Claim
There are two kinds of optimism. Definite optimists have a specific vision of the future and build concrete plans to make it happen — the builder mentality. Indefinite optimists believe the future will be better but have no specific plan, so they diversify, hedge, and optimise processes — the finance mentality. The modern drift toward indefinite optimism is what suppresses 0-to-1 creation in favor of 1-to-n incrementalism.
Mechanism
A definite optimist commits to a specific outcome and allocates resources accordingly. The commitment forces strategic clarity: which decisions move toward the vision, which don't, and what to do about the gap. An indefinite optimist spreads bets across many possibilities, optimises operational processes for efficiency, and avoids being wrong by avoiding being specific. The aggregate effect is incrementalism — many small wins, no breakthroughs. Cultures dominated by indefinite optimism produce process-rich, builder-poor organisations that cannot ship vertical progress because no one is willing to commit publicly to a specific future.
Conditions
Holds when:
- The organisation has the autonomy to set its own strategy and the tolerance for concentrated commitment.
- The category genuinely allows for definite vision (frontier technology, novel platforms, mission-driven products).
- Leadership has the credibility to commit publicly without being punished for being wrong.
Fails when:
- The future is genuinely unknowable on the relevant horizon (early-stage AI capability planning, deep regulatory uncertainty) — hedging is rational.
- The organisation is bound by fiduciary duties that require diversification (some financial structures, some public-company governance).

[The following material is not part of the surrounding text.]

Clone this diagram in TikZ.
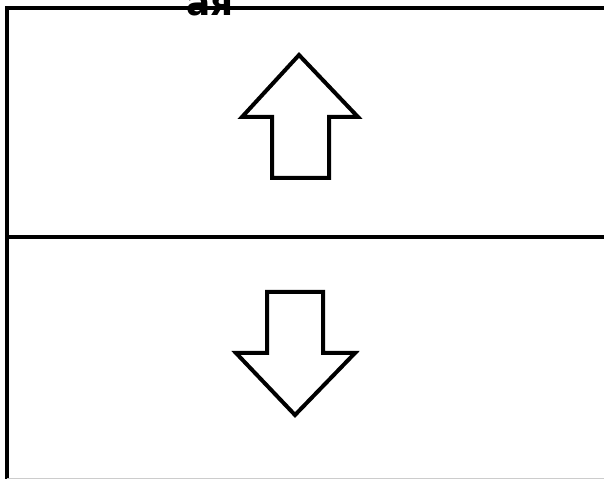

- The "definite" vision is actually a fixed obsession that ignores incoming evidence — definite optimism without willingness to update is just stubbornness.
Evidence
"Definite optimists have a specific vision of the future and build concrete plans to make it happen (the builder mentality). Indefinite optimists believe the future will be better but have no specific plan, so they diversify, hedge, and optimize processes rather than creating anything new (the finance mentality)."
— see raw/expert-content/experts/peter-thiel.md line 18.
Signals
- Strategy artefacts include specific commitments to outcomes (revenue targets are insufficient; product / market commitments more telling).
- Leadership communication says "we are building X by Y" rather than "we are exploring Z opportunities."
- Process count grows in proportion to people, not to commitments — the indicator of indefinite-optimism drift.
Counter-evidence
Naval's career-sequence advice (acquire leverage first, slow down to apply judgment second) suggests early-career operators benefit from a more indefinite stance — placing many small bets to discover specific knowledge before committing definitely. The definite-optimist stance is most operative once leverage and circle-of-competence are established; before that, indefinite exploration is the cheap-tier learning move.
Cross-references
- 0-to-1 progress (new things) creates the value; 1-to-n progress (more of the same) gets the funding — most operators invert this — definite optimism is what enables vertical progress; indefinite optimism produces horizontal incrementalism.
- Spend the first half of your career acquiring leverage, the second half slowing down to apply judgment — Naval's two-phase career suggests when to switch from indefinite to definite.
- Knowing what you don't know beats being brilliant — the discipline is the boundary, not the expansion — Munger's circle defines where definite optimism is honest vs. where it is overconfidence.